IRFS
IRFS

CPJ concerned about Fatullayev’s safety, calls for his release

New York, March 21, 2011–The Committee to Protect Journalists expressed alarm today about reported threats in prison against embattled editor Eynulla Fatullayev, at left. According to CPJ interviews and local press reports, Fatullayev has feared for his life since his recent transfer to a new jail, prompting him to request that he be isolated from other inmates. Now in solitary confinement, his health has deteriorated and he has not received medical treatment, according to CPJ research.
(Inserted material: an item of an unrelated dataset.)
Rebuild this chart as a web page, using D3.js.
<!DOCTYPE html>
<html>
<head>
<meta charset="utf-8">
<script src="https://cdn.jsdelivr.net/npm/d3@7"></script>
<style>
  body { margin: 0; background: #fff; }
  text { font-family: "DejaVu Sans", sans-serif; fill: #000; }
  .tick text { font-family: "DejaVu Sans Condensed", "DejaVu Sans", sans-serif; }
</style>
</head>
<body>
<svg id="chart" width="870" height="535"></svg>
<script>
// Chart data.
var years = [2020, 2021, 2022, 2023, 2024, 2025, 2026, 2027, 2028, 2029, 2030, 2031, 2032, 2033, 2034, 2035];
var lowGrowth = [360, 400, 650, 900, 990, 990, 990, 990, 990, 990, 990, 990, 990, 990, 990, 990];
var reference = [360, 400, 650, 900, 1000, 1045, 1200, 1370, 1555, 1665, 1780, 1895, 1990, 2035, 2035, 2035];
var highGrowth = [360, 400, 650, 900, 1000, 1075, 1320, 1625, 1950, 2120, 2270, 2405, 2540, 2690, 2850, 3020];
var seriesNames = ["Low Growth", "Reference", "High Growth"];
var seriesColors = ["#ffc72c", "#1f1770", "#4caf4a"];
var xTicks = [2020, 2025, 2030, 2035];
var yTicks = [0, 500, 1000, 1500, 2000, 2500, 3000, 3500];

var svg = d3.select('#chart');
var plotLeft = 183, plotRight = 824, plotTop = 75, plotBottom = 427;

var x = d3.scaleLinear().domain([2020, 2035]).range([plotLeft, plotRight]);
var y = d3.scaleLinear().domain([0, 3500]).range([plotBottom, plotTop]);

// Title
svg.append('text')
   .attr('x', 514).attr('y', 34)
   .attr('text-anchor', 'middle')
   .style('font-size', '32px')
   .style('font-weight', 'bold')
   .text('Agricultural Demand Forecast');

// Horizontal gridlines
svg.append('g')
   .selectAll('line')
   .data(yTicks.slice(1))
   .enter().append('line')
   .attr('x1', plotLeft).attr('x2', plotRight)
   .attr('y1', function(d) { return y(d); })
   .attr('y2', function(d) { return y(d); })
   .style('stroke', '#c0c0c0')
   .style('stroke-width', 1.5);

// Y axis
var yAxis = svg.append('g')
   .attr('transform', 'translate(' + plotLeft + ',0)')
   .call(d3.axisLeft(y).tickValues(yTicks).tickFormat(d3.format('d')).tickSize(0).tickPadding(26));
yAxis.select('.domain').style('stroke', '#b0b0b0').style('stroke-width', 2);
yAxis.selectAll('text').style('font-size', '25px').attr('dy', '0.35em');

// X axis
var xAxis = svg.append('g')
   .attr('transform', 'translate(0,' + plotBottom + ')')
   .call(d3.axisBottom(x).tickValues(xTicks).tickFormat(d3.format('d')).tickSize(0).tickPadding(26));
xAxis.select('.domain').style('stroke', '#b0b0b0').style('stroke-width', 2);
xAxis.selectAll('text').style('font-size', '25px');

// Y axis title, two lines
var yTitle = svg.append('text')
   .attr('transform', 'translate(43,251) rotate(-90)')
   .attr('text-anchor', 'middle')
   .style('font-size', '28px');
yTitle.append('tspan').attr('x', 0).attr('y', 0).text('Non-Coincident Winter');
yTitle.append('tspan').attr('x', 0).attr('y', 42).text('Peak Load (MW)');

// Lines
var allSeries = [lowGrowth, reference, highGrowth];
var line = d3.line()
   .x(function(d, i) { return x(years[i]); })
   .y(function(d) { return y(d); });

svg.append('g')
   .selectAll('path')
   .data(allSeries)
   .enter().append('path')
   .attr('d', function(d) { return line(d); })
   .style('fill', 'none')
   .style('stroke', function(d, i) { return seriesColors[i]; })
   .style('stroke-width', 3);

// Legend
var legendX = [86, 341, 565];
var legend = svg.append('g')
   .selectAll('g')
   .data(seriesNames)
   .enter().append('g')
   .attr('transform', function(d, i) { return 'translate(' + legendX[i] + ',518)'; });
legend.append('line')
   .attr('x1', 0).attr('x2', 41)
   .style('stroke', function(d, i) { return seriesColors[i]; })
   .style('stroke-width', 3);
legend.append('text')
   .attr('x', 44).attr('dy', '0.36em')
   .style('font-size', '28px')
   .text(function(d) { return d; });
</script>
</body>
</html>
According to Anar Gasymov, a member of Fatullayev’s legal team, the journalist’s life is in danger. Fatullayev received a tip that hostile inmates have been getting ready to assault him since he was transferred to Prison No. 1 in Baku on March 2, Gasymov, told the independent Caucasus news website Kavkazsky Uzel.
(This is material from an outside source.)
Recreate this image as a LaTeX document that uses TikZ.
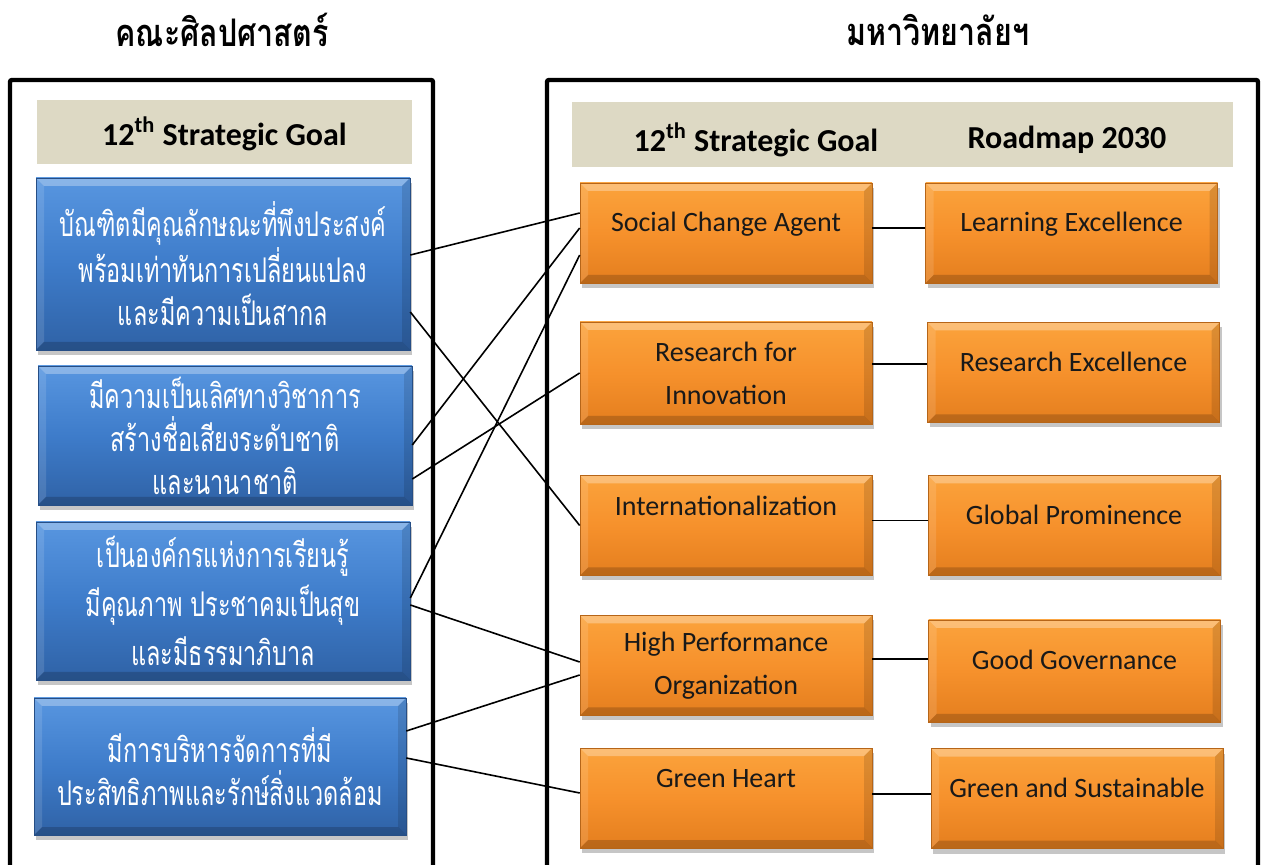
\documentclass[tikz,border=0pt]{standalone}
\usepackage{fontspec}
\setmainfont{Carlito}
\newfontfamily\thaifont[Script=Thai,FakeStretch=0.69]{Loma}
\newfontfamily\thaihead[Script=Thai,FakeStretch=0.8]{Loma}
\usepackage{tikz}
\usetikzlibrary{positioning,shadows}

\definecolor{tanbar}{RGB}{221,217,196}
\definecolor{bluetop}{RGB}{88,150,224}
\definecolor{bluemid}{RGB}{62,124,202}
\definecolor{bluebot}{RGB}{47,98,166}
\definecolor{orangetop}{RGB}{251,163,60}
\definecolor{orangemid}{RGB}{246,145,44}
\definecolor{orangebot}{RGB}{228,126,30}

\tikzset{
  frame/.style={line width=2.2pt,rounded corners=1pt},
  headbar/.style={fill=tanbar,inner sep=0pt,font=\bfseries\fontsize{16}{19}\selectfont},
  bevelled/.style={path picture={
    \fill[white,opacity=.3] (path picture bounding box.north west) -- (path picture bounding box.north east)
      -- ([shift={(-4pt,-4pt)}]path picture bounding box.north east) -- ([shift={(4pt,-4pt)}]path picture bounding box.north west) -- cycle;
    \fill[white,opacity=.12] (path picture bounding box.north west) -- (path picture bounding box.south west)
      -- ([shift={(4pt,4pt)}]path picture bounding box.south west) -- ([shift={(4pt,-4pt)}]path picture bounding box.north west) -- cycle;
    \fill[black,opacity=.12] (path picture bounding box.north east) -- (path picture bounding box.south east)
      -- ([shift={(-4pt,4pt)}]path picture bounding box.south east) -- ([shift={(-4pt,-4pt)}]path picture bounding box.north east) -- cycle;
    \fill[black,opacity=.18] (path picture bounding box.south west) -- (path picture bounding box.south east)
      -- ([shift={(-4pt,4pt)}]path picture bounding box.south east) -- ([shift={(4pt,4pt)}]path picture bounding box.south west) -- cycle;
  }},
  goalbox/.style={bevelled,top color=bluetop,bottom color=bluebot,middle color=bluemid,
    draw=bluebot!80!black,line width=.3pt,text=white,align=center,inner sep=0pt,
    drop shadow={opacity=.45,shadow xshift=1pt,shadow yshift=-2.5pt},
    font=\thaifont\fontsize{17}{21.5}\selectfont},
  planbox/.style={bevelled,top color=orangetop,bottom color=orangebot,middle color=orangemid,
    draw=orangebot!80!black,line width=.3pt,text=black!90,align=center,inner sep=0pt,
    minimum width=146pt,minimum height=50pt,
    drop shadow={opacity=.45,shadow xshift=1pt,shadow yshift=-2.5pt},
    font=\fontsize{14}{21.5}\selectfont},
  lifted/.style={text depth=11pt},
  liftmore/.style={text depth=20pt},
  link/.style={line width=.8pt}
}

\begin{document}
\begin{tikzpicture}[x=0.5pt,y=-0.5pt]
  \useasboundingbox (0,0) rectangle (1264,865);

  % titles over the two frames
  \node[font=\thaihead\bfseries\fontsize{19}{22}\selectfont] (faculty) at (222,30) {คณะศิลปศาสตร์};
  \node[font=\thaihead\bfseries\fontsize{19}{22}\selectfont] (univ) at (938,30) {มหาวิทยาลัยฯ};

  % open frames, running off the bottom
  \draw[frame] (10,872) -- (10,80) -- (433,80) -- (433,872);
  \draw[frame] (547,872) -- (547,80) -- (1258,80) -- (1258,872);

  % header bars
  \node[headbar,minimum width=187.5pt,minimum height=32pt,text height=16pt] (lhead) at (224.5,132) {12\textsuperscript{th} Strategic Goal};
  \node[headbar,minimum width=330.5pt,minimum height=32.5pt] (rhead) at (902.5,134.5) {};
  \node[font=\bfseries\fontsize{16}{19}\selectfont] (rgoal) at (756,140) {12\textsuperscript{th} Strategic Goal};
  \node[font=\bfseries\fontsize{16}{19}\selectfont] (rmap) at (1067,140) {Roadmap 2030};

  % faculty goals
  \node[goalbox,minimum width=187pt,minimum height=86pt] (b1) at (223,264)
    {บัณฑิตมีคุณลักษณะที่พึงประสงค์\\พร้อมเท่าทันการเปลี่ยนแปลง\\และมีความเป็นสากล};
  \node[goalbox,minimum width=187pt,minimum height=69.5pt] (b2) at (225,435.5)
    {มีความเป็นเลิศทางวิชาการ\\สร้างชื่อเสียงระดับชาติ\\และนานาชาติ};
  \node[goalbox,minimum width=187pt,minimum height=79pt,font=\thaifont\fontsize{17}{24.5}\selectfont] (b3) at (223,601)
    {เป็นองค์กรแห่งการเรียนรู้\\มีคุณภาพ ประชาคมเป็นสุข\\และมีธรรมาภิบาล};
  \node[goalbox,minimum width=186pt,minimum height=68.5pt] (b4) at (220,766.5)
    {มีการบริหารจัดการที่มี\\ประสิทธิภาพและรักษ์สิ่งแวดล้อม};

  % university goals
  \node[planbox,lifted] (o1) at (726,233) {Social Change Agent};
  \node[planbox,minimum height=51pt] (o2) at (726,373) {Research for\\Innovation};
  \node[planbox,liftmore] (o3) at (726,525.5) {Internationalization};
  \node[planbox] (o4) at (726,665.5) {High Performance\\Organization};
  \node[planbox,liftmore] (o5) at (726,798) {Green Heart};

  % roadmap 2030
  \node[planbox,lifted] (r1) at (1071.5,233) {Learning Excellence};
  \node[planbox,lifted] (r2) at (1073.5,372.5) {Research Excellence};
  \node[planbox,lifted] (r3) at (1074,525.5) {Global Prominence};
  \node[planbox,lifted,minimum height=51pt] (r4) at (1074.5,671) {Good Governance};
  \node[planbox,lifted] (r5) at (1077,798.5) {Green and Sustainable};

  % goal to roadmap
  \draw[link] ([yshift=2.5pt]o1.east) -- ([yshift=2.5pt]o1.east -| r1.west);
  \draw[link] ([yshift=4.5pt]o2.east) -- ([yshift=4.5pt]o2.east -| r2.west);
  \draw[link] ([yshift=2.5pt]o3.east) -- ([yshift=2.5pt]o3.east -| r3.west);
  \draw[link] ([yshift=3.25pt]o4.east) -- ([yshift=3.25pt]o4.east -| r4.west);
  \draw[link] ([yshift=2pt]o5.east) -- ([yshift=2pt]o5.east -| r5.west);

  % faculty goal to university goal
  \draw[link] ([yshift=4.5pt]b1.east) -- ([yshift=10pt]o1.west);
  \draw[link] ([yshift=-24pt]b1.east) -- (o3.west);
  \draw[link] ([yshift=-4.75pt]b2.east) -- ([yshift=2.5pt]o1.west);
  \draw[link] ([yshift=-21.75pt]b2.east) -- (o2.west);
  \draw[link] ([yshift=1.5pt]b3.east) -- ([yshift=-11pt]o1.west);
  \draw[link] ([yshift=-2pt]b3.east) -- ([yshift=1.75pt]o4.west);
  \draw[link] ([yshift=17.75pt]b4.east) -- ([yshift=-4.75pt]o4.west);
  \draw[link] ([yshift=4.25pt]b4.east) -- ([yshift=2.5pt]o5.west);
\end{tikzpicture}
\end{document}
Emin Huseynov, head of the Baku-based Institute for Reporters’ Freedom and Safety (IRFS), an organization that has long advocated for Fatullayev’s release, told CPJ that the editor has bronchitis, as well as skin and urinary tract infections. His weight has significantly dropped, Huseynov said.

“We call on authorities at Baku’s Prison No. 1 to ensure that Fatullayev receives prompt and adequate medical treatment and that his safety in custody is guaranteed,” CPJ Europe and Central Asia Program Coordinator Nina Ognianova said. “Fatullayev’s imprisonment is altogether illegal. Azerbaijan must abide by its international commitments and release him at once.”

Until early March, authorities kept Fatullayev in a pretrial detention facility in Baku, while he was appealing his two-and-a-half-year prison sentence on fabricated drug-possession charges; the Baku Appeal’s Court denied the appeal on January 25. According to Huseynov, following his rebuffed appeal, Fatullayev requested that he be placed in a special prison facility reserved for convicted law enforcement agents, where, he believed, he would be under less risk of being harmed. But, instead, he was moved to Baku’s Prison No. 1, which is a facility for regular criminal convicts.

Azerbaijani authorities continue to defy the mandatory ruling by the Strasbourg-based European Court for Human Rights, which declared Fatullayev’s imprisonment illegal, and ordered his immediate release. In its March 11 decision, the Council of Europe Committee of Ministers called on the Azerbaijani authorities “to remove without further delay” all obstacles to the implementation of the European Court’s judgment in Fatullayev’s case. The decision followed a CPJ joint mission to Strasbourg with other global press freedom groups, calling on the Council of Europe to take a firmer stance with Azerbaijan.